MY MISSION STATEMENT - I am devoted, dedicated, committed to experiencing Your Presence, Father consciously, consistently within me and everywhere present. I want to know, to realize, to live for Your Will for me, empowered by Your loving grace. My mission in now clear, I need, I want to share all I am given with whomever You Will, Father. I look to You as my only Source to provide me with everyone and everything it takes to carry out the Mission You gave me. Thank You.


When I first came to the door of A.A. I believed that I experienced primarily one emotion that was anger. About six months in the Program and sober I was going to all the meetings I could. I hung out with a group of A.A. workers that loved this way of life. I was hearing more about solutions than the disease. I had a realization that my anger was a Siamese twin of fear, which cleared up a big area for me. My family believed that no "man" should ever show fear, so I stuffed my fear, which turned quickly to anger and maybe resentment.

I had heard and later went with the idea there are only two emotions, love and fear.

Then I read that my great Hero had said that we are to love our enemies, the question is how am I to love my enemies if they are some form of fear? Then I remember how to change the nature of fears. When I turn and face a fear it will change its nature, it will be one of two things. It will be a real problem that calls for a solution or acceptance.
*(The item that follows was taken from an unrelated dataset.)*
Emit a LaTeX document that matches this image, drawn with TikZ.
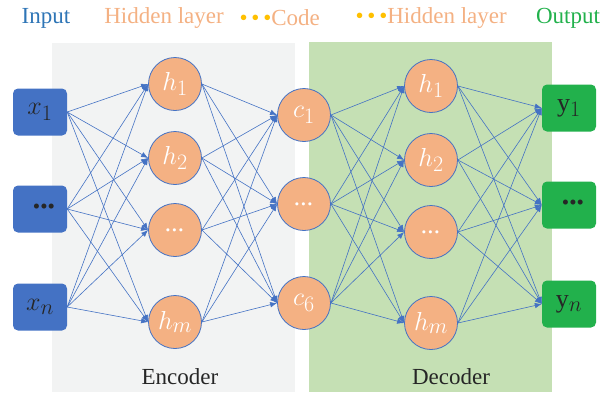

Or it is just another one of my illusions. When I am working toward or seeking a solution there is little negative emotion left to deal with. However, if it is another of my illusions I am likely to charge it with negative energy. Today as soon as a fear presents its self, I embrace it (an expression of love) and ask it to reveal what it is. Next, I take whatever steps needed to surrender it to our Boss.

As I opened to my deepest loving emotions I awaken then I put into practice the Six Loves. I am learning that I am able to practice, to share at least one of these loves most of the time and when I do I am open to love, for love, by love. (See the Workshop on Six Loves)


What have been your most fulfilling emotions?

What has been your most fearful emotion to deal with?